We start with a problem statement to solve:
I set out to become successful in software engineering and follow a traditional subject matter expertise career path. Given the increasing volatility in the tech space, lower barriers to entry and the commoditisation of software engineering, finding the next best engineering job has become increasingly difficult. This causes me stress and anxiety about how to provide for my family and ensure stability and financial security for the foreseeable future.

How might I improve my professional development activities so that I ensure I always have a broad spectrum of opportunities available to me as a next best step in my career? I’ll know I’ve achieved this when I see at least one inbound job opportunity that I believe is a good fit per month.


In this statement, we’ve identified the current condition, the challenge to that condition and what the target condition could look like in terms of outcomes — changes in the behaviour of my target audience (in this case, it’s employers).

We move on to declaring assumptions:
I assume that my target audience is made up of CTO’s at companies I want to work for (a specific industry or type of organization), and that that the benefit they would get from hiring me is a better software engineering team and culture plus less stress on their day to day workload.

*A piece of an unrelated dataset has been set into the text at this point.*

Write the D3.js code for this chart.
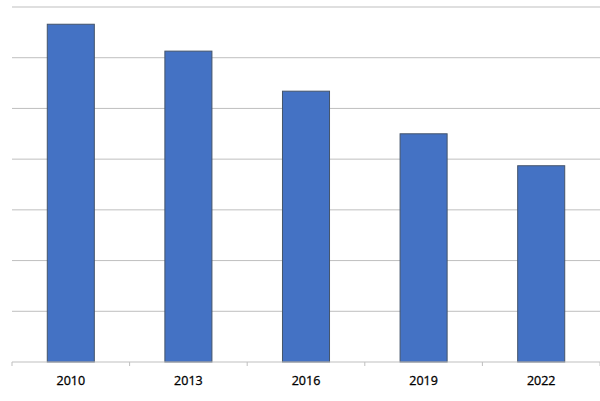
<!DOCTYPE html>
<html>
<head>
<meta charset="utf-8">
<script src="https://cdn.jsdelivr.net/npm/d3@7"></script>
<style>
  body { margin: 0; background: #fff; }
  svg { display: block; }
</style>
</head>
<body>
<svg id="chart" width="600" height="401"></svg>
<script>
// data (y axis has no labels, unit = one gridline)
const years = ["2010", "2013", "2016", "2019", "2022"];
const values = [6.66, 6.13, 5.34, 4.50, 3.87];
const gridTicks = [0, 1, 2, 3, 4, 5, 6, 7];

const svg = d3.select("#chart");
const margin = { top: 7, right: 0, bottom: 39, left: 12 };
const width = 600 - margin.left - margin.right;
const height = 401 - margin.top - margin.bottom;

const g = svg.append("g").attr("transform", `translate(${margin.left},${margin.top})`);

const x = d3.scaleBand().domain(years).range([0, width]).paddingInner(0.6).paddingOuter(0.3);
const y = d3.scaleLinear().domain([0, 7]).range([height, 0]);

// gridlines
g.selectAll(".grid")
  .data(gridTicks.filter(d => d > 0))
  .enter().append("line")
  .attr("x1", 0).attr("x2", width)
  .attr("y1", d => y(d)).attr("y2", d => y(d))
  .attr("stroke", "#bfbfbf").attr("stroke-width", 1);

// bars
g.selectAll(".bar")
  .data(values)
  .enter().append("rect")
  .attr("x", (d, i) => x(years[i]))
  .attr("y", d => y(d))
  .attr("width", x.bandwidth())
  .attr("height", d => height - y(d))
  .attr("fill", "#4472c4")
  .attr("stroke", "#44546a")
  .attr("stroke-width", 1);

// x axis: line + ticks between categories
const step = x.step();
const tickPos = d3.range(years.length + 1).map(i => i * step);
g.append("line")
  .attr("x1", 0).attr("x2", width)
  .attr("y1", height).attr("y2", height)
  .attr("stroke", "#bfbfbf");
g.selectAll(".tk")
  .data(tickPos)
  .enter().append("line")
  .attr("x1", d => d).attr("x2", d => d)
  .attr("y1", height).attr("y2", height + 4)
  .attr("stroke", "#bfbfbf");

g.selectAll(".lbl")
  .data(years)
  .enter().append("text")
  .attr("x", d => x(d) + x.bandwidth() / 2)
  .attr("y", height + 23)
  .attr("text-anchor", "middle")
  .attr("font-family", "Open Sans, sans-serif")
  .attr("font-size", 12.5)
  .attr("fill", "#000")
  .style("paint-order", "stroke")
  .attr("stroke", "#000")
  .attr("stroke-width", 0.3)
  .text(d => d);
</script>
</body>
</html>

I also assume that I can get their attention by posting short videos on YouTube that share some bit of my knowledge or expertise. My expectation is that this content will reach this audience and ultimately motivate them to contact me when they have vacancies.

We then write our hypotheses:
I believe that by providing short videos on YouTube showcasing my tech expertise to CTO’s at companies I want to work for, I will build a strong audience that will continue to grow and consider me for future employment.

I will know I am right when I have at least 1,000 subscribers by the end of the year and I receive at least one relevant inbound job lead per month.


Finally, we run experiments:
Before you set out to buy a $10k home video studio invest $10 in a steady tripod and position your iPhone on it. Record yourself in front of a whiteboard sharing a 5 minute video of something you feel would be valuable to the people you’re trying to influence. Post it to YouTube and tell everyone about it. See what kind of feedback you get, make another video and post it again.


This is one, very specific example of how to apply the same exact principles of agility and continuous learning we use in product development to your own career. The template is nearly identical. The variables will change based on how you’d like to proceed in your career and where you’d like to grow. Just like in product development, our ideas are not always going to be right about what’s good for our career or is a good next step. And just like in product development, our goal is to influence the behaviour of others in a way that benefits them and us. In this case, you’re not focusing on customers of products but consumers of your skills, expertise and experience.